Un imposant dispositif de sécurité était déployé lundi autour du tribunal, avec des centaines de policiers et de gendarmes anti-émeutes soutenus par des blindés et des canons à eau.

Des échauffourées ont néanmoins eu lieu à la mi-journée entre des manifestants et la police près de Silivri, sur une autoroute reliant Istanbul à Tekirdag. La police a répondu aux jets de pierre par des jets d'eau et des gaz lacrymogènes, a constaté un photographe de l'AFP, qui a estimé à environ 10.000 le nombre de manifestants.

Le réseau Ergenekon est accusé d'avoir tenté de favoriser un coup d'État militaire contre M. Erdogan, un ancien islamiste au pouvoir depuis 2002, en semant le chaos dans le pays par des attentats et des opérations de propagande.

La lecture du verdict par le président du tribunal, Hasan Hüseyin Özese, et ses adjoints, a été accueilli par un tollé de l'assistance, pourtant réduite sur décision de la cour aux prévenus, à leurs avocats, aux journalistes et aux parlementaires.

«Maudite soit la dictature de l'AKP», ont scandé avocats et députés, conspuant le Parti de la justice et du développement (AKP) au pouvoir, dénoncé par l'opposition laïque comme le commanditaire de ce procès, pour faire taire les critiques contre M. Erdogan.
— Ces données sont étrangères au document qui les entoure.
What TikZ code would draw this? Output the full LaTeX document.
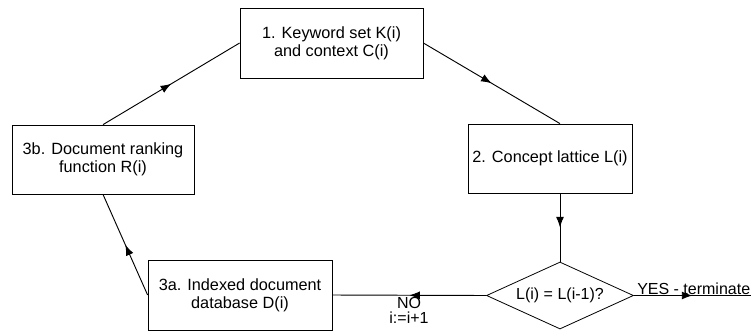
\documentclass[tikz,border=0pt]{standalone}
\usepackage{fontspec}
\setmainfont{Liberation Sans}
\usetikzlibrary{shapes.geometric, arrows.meta, decorations.markings, calc}
\tikzset{>=Latex}
\tikzset{
  stepbox/.style={draw, line width=0.6pt, align=center, inner sep=2pt,
    font=\fontsize{12.2}{13.5}\selectfont},
  test/.style={draw, diamond, line width=0.6pt, aspect=2.2, inner sep=1pt,
    minimum width=110.25pt, minimum height=50.25pt, font=\fontsize{12}{13.5}\selectfont},
  flow/.style={line width=0.7pt, postaction={decorate}, decoration={markings,
    mark=at position 0.5 with {\arrow{Latex[length=8pt,width=6pt]}}}},
  lbl/.style={font=\fontsize{12}{13.5}\selectfont, inner sep=0pt}
}

\begin{document}
\begin{tikzpicture}[x=0.75pt, y=-0.75pt]
  \useasboundingbox (0,0) rectangle (751,333);
  \node[stepbox, minimum width=137.25pt, minimum height=52.5pt] (kw) at (331.5,43) {1. Keyword set K(i)\\and context C(i)};
  \node[stepbox, minimum width=123pt, minimum height=51.75pt] (lat) at (550,158.5) {2. Concept lattice L(i)};
  \node[test] (same) at (560,295.5) {L(i) = L(i-1)?};
  \node[stepbox, minimum width=138pt, minimum height=52.5pt] (db) at (240,295) {3a. Indexed document\\database D(i)};
  \node[stepbox, minimum width=136.5pt, minimum height=51.75pt] (rank) at (103,159.5) {3b. Document ranking\\function R(i)};
  \coordinate (stop) at (751,295.5);
  % cycle
  \draw[flow] (kw.east) -- (lat.north -| same.north);
  \draw[flow] (lat.south -| same.north) -- (same.north);
  \draw[flow] (same.west) -- (db.east);
  \draw[flow] (db.west) -- (rank.south);
  \draw[flow] (rank.north) -- (kw.west);
  \draw[flow] (same.east) -- (stop);
  % labels
  \node[lbl, anchor=base west] (yes) at (637,294) {YES - terminate};
  \node[lbl, align=center, anchor=north, font=\fontsize{12}{11}\selectfont] (no) at (409,297) {NO\\i:=i+1};
\end{tikzpicture}
\end{document}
Peu avant l'entrée dans le tribunal de la cour, M. Balbay a harangué l'auditoire, dénonçant «un procès entièrement politique», et promettant «un automne chaud» de contestation politique dans les villes de Turquie, après trois semaines de manifestations antigouvernementales sans précédent en juin.

Le réseau Ergenekon a été mis au jour en juin 2007 lors d'une opération anti-terroriste dans un bidonville d'Istanbul. Des armes et des explosifs ont été découverts, première étape d'une longue enquête qui a conduit à la rédaction de 23 actes d'accusation successifs --plusieurs milliers de pages-- finalement réunis dans un même procès.
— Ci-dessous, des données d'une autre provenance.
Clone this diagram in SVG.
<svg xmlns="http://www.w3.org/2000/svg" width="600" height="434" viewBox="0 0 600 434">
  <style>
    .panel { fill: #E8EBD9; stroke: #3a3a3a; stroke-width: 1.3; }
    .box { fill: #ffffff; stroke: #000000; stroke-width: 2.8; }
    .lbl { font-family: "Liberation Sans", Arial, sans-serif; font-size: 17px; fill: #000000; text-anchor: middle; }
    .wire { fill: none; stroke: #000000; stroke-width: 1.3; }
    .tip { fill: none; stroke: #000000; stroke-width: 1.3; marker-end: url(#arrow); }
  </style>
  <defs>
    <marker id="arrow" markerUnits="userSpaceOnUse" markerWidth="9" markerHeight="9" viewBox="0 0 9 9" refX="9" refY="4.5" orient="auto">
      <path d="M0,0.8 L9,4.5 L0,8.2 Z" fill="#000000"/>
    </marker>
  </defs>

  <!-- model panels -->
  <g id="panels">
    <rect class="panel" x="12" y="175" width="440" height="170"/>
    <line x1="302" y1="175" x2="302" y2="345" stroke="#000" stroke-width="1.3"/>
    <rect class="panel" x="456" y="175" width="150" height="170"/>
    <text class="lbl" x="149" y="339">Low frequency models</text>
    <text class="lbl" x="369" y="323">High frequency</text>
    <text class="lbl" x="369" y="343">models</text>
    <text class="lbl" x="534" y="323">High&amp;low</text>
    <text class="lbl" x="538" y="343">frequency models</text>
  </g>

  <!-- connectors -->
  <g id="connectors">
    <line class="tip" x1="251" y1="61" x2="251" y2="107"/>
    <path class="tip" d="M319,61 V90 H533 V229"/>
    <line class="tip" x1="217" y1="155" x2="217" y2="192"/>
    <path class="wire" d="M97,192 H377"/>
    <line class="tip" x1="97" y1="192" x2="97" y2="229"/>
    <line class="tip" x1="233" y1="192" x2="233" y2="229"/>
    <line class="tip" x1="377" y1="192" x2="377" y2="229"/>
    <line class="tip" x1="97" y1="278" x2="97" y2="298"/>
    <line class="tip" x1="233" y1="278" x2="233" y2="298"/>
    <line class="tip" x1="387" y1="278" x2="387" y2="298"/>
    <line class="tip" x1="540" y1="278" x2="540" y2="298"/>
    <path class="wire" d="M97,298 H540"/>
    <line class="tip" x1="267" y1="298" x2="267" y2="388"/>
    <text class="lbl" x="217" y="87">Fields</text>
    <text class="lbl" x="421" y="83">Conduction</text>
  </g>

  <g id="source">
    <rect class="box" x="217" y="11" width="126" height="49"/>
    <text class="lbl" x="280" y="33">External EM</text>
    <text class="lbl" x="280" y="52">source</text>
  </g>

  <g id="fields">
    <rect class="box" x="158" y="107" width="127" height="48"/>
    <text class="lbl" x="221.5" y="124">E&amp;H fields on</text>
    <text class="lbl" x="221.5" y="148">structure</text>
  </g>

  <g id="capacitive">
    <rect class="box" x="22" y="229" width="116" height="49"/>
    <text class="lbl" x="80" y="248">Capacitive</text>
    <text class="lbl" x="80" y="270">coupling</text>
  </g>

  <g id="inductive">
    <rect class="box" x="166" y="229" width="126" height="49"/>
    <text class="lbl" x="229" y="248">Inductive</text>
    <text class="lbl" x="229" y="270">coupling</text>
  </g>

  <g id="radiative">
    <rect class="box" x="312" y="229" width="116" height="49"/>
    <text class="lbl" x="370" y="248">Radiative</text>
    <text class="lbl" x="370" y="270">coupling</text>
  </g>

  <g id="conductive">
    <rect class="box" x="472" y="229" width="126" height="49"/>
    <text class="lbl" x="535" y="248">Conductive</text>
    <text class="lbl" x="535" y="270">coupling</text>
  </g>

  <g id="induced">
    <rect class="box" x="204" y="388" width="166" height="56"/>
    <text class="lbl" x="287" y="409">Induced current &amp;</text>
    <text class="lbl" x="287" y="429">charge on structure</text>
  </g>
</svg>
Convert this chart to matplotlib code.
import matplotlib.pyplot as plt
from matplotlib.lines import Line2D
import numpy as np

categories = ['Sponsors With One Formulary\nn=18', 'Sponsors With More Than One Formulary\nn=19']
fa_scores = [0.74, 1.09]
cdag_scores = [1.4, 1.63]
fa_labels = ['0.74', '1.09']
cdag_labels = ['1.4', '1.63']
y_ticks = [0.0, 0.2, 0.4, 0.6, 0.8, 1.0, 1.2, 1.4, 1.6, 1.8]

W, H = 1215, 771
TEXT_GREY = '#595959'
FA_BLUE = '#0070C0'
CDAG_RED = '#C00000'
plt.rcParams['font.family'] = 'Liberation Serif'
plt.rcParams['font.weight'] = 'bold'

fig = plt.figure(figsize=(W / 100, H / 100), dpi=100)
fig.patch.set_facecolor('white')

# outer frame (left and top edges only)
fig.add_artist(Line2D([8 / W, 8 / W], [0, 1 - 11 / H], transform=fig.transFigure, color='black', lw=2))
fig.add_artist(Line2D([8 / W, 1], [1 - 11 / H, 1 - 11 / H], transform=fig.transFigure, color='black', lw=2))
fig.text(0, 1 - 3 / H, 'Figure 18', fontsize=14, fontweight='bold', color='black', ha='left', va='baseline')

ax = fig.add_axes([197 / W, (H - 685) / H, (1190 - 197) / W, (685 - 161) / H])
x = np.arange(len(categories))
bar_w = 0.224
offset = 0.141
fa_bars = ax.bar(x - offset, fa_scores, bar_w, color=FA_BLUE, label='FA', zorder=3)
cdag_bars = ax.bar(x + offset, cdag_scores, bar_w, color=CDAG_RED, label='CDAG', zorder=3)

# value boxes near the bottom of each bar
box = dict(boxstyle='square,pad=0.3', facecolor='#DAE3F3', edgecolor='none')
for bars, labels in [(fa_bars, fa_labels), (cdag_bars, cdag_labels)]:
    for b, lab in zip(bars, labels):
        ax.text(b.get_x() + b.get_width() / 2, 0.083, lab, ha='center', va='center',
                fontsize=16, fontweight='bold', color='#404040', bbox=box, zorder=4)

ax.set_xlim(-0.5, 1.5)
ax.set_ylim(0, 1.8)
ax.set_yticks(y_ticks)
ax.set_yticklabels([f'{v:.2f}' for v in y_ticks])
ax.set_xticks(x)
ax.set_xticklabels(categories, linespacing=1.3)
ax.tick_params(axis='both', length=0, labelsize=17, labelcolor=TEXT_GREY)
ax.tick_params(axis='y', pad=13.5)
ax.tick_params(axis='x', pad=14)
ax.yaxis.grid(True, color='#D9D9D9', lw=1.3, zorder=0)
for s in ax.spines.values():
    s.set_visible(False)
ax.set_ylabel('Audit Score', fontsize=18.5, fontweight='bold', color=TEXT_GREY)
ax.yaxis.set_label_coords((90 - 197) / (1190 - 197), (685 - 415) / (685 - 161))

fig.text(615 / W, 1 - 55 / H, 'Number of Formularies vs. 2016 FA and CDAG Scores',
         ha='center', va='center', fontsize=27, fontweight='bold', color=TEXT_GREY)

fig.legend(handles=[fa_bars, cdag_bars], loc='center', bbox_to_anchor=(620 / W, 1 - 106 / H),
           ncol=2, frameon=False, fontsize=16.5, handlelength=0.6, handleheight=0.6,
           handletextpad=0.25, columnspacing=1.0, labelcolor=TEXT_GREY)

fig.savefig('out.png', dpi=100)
Plusieurs autres procès contre des groupes de conspirateurs supposés ont par ailleurs été ouverts après Ergenekon.

Premier procès à atteindre un verdict, Balyoz (masse de forgeron) avait déjà surpris par la sévérité des peines prononcées.
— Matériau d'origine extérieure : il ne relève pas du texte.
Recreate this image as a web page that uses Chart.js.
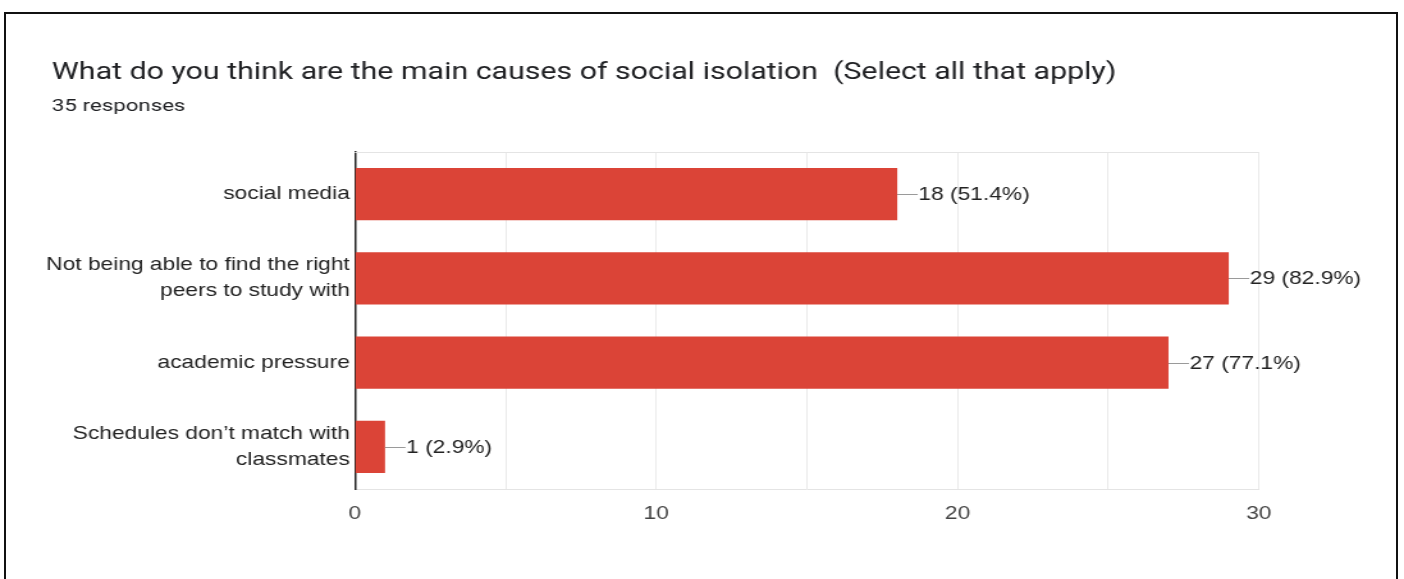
<!DOCTYPE html>
<html>
<head>
<meta charset="utf-8">
<script src="https://cdn.jsdelivr.net/npm/chart.js@4"></script>
<style>
  html, body { margin: 0; padding: 0; background: #ffffff; overflow: hidden; }
  body { width: 1404px; height: 579px; position: relative; }
  #frame {
    position: absolute; left: 4px; top: 12px; width: 1394px; height: 620px;
    box-sizing: border-box; border: 2px solid #111; pointer-events: none;
  }
  #c { position: absolute; left: 0; top: 0; }
</style>
</head>
<body>
<canvas id="c" width="1097" height="579" style="width:1404px;height:579px;"></canvas>
<div id="frame"></div>
<script>
// ---- data ----
const chartTitle = 'What do you think are the main causes of social isolation  (Select all that apply)';
const responsesText = '35 responses';
const totalResponses = 35;
const categories = [
  'social media',
  ['Not being able to find the right', 'peers to study with'],
  'academic pressure',
  ['Schedules don\u2019t match with', 'classmates']
];
const counts = [18, 29, 27, 1];
const xTickLabels = [0, 10, 20, 30];
const xMax = 30;
const xGridStep = 5;

// ---- styling ----
const labelFont = { family: "'Liberation Sans', Arial, sans-serif", size: 17.8 };

const valueLabels = {
  id: 'valueLabels',
  afterLayout(chart) {
    // indent title + subtitle to the same left edge as in the original
    chart.boxes.forEach(b => {
      if (b.fullSize && b.position === 'top' && b.options && typeof b.options.text === 'string') {
        b.left += 10.6;
      }
    });
  },
  beforeDatasetsDraw(chart) {
    const { ctx, chartArea } = chart;
    ctx.save();
    ctx.strokeStyle = '#e4e4e4';
    ctx.lineWidth = 1;
    ctx.beginPath();
    ctx.moveTo(chartArea.left, Math.round(chartArea.top) + 0.5);
    ctx.lineTo(chartArea.right, Math.round(chartArea.top) + 0.5);
    ctx.stroke();
    ctx.restore();
  },
  afterDatasetsDraw(chart) {
    const { ctx } = chart;
    const meta = chart.getDatasetMeta(0);
    ctx.save();
    ctx.font = `${labelFont.size}px ${labelFont.family}`;
    ctx.textBaseline = 'middle';
    ctx.textAlign = 'left';
    meta.data.forEach((bar, i) => {
      const v = counts[i];
      const pct = (v / totalResponses * 100).toFixed(1);
      const x0 = bar.x;
      const y = bar.y;
      ctx.strokeStyle = '#9a9a9a';
      ctx.lineWidth = 1;
      ctx.beginPath();
      ctx.moveTo(x0, Math.round(y) + 0.5);
      ctx.lineTo(x0 + 16, Math.round(y) + 0.5);
      ctx.stroke();
      ctx.fillStyle = '#222222';
      ctx.fillText(`${v} (${pct}%)`, x0 + 16.5, y + 1);
    });
    ctx.restore();
  }
};

new Chart(document.getElementById('c'), {
  type: 'bar',
  data: {
    labels: categories,
    datasets: [{
      data: counts,
      backgroundColor: '#DB4437',
      borderWidth: 0,
      barPercentage: 0.62,
      categoryPercentage: 1.0
    }]
  },
  options: {
    indexAxis: 'y',
    responsive: false,
    devicePixelRatio: 1,
    animation: false,
    events: [],
    layout: { padding: { left: 30, right: 113.4, top: 0, bottom: 0 } },
    plugins: {
      legend: { display: false },
      tooltip: { enabled: false },
      title: {
        display: true,
        text: chartTitle,
        align: 'start',
        color: '#202124',
        font: { family: 'Roboto', size: 23.7, weight: 'normal', lineHeight: 1.2 },
        padding: { top: 58.6, bottom: 0 }
      },
      subtitle: {
        display: true,
        text: responsesText,
        align: 'start',
        color: '#202124',
        font: { family: 'Roboto', size: 17.4, weight: 'normal', lineHeight: 1.2 },
        padding: { top: 9.5, bottom: 34.56 }
      }
    },
    scales: {
      x: {
        type: 'linear',
        position: 'bottom',
        min: 0,
        max: xMax,
        afterBuildTicks(scale) {
          const t = [];
          for (let v = 0; v <= xMax; v += xGridStep) t.push({ value: v });
          scale.ticks = t;
        },
        ticks: {
          color: '#444444',
          font: labelFont,
          padding: 14.5,
          maxRotation: 0,
          autoSkip: false,
          callback: (v) => xTickLabels.includes(v) ? String(v) : ''
        },
        grid: {
          drawTicks: false,
          color: (ctx) => (ctx.tick && ctx.tick.value === 0) ? 'rgba(0,0,0,0)' : '#ebebeb',
          lineWidth: 1
        },
        border: { display: true, color: '#e4e4e4', width: 1 },
        afterFit(scale) {
          scale.height = 90;
          scale.paddingLeft = 0;
          scale.paddingRight = 0;
        }
      },
      y: {
        type: 'category',
        position: 'left',
        ticks: {
          color: '#222222',
          font: { family: labelFont.family, size: labelFont.size, lineHeight: 1.46 },
          padding: 4,
          autoSkip: false
        },
        grid: { display: false, drawTicks: false },
        border: { display: true, color: '#222222', width: 1.5 },
        afterFit(scale) {
          scale.width = 247.3;
          scale.paddingTop = 0;
          scale.paddingBottom = 0;
        }
      }
    }
  },
  plugins: [valueLabels]
});
</script>
</body>
</html>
L'armée, qui pendant des décennies s'est voulue la gardienne des valeurs laïques de la République turque, a renversé trois gouvernements élus depuis 1960 et forcé un gouvernement pro-islamiste à la démission en 1997.

Pour certains, le procès Ergenekon et ses avatars s'inscrivent dans les efforts du gouvernement pour limiter les intrusions de l'armée dans la vie publique.

Mais pour les défenseurs de la laïcité et des militants des droits de l'Homme, ces procès sont surtout un montage visant à écarter du champ politique les opposants.

Ces critiques remettent notamment en cause la validité des preuves apportées et le recours à des témoignages anonymes.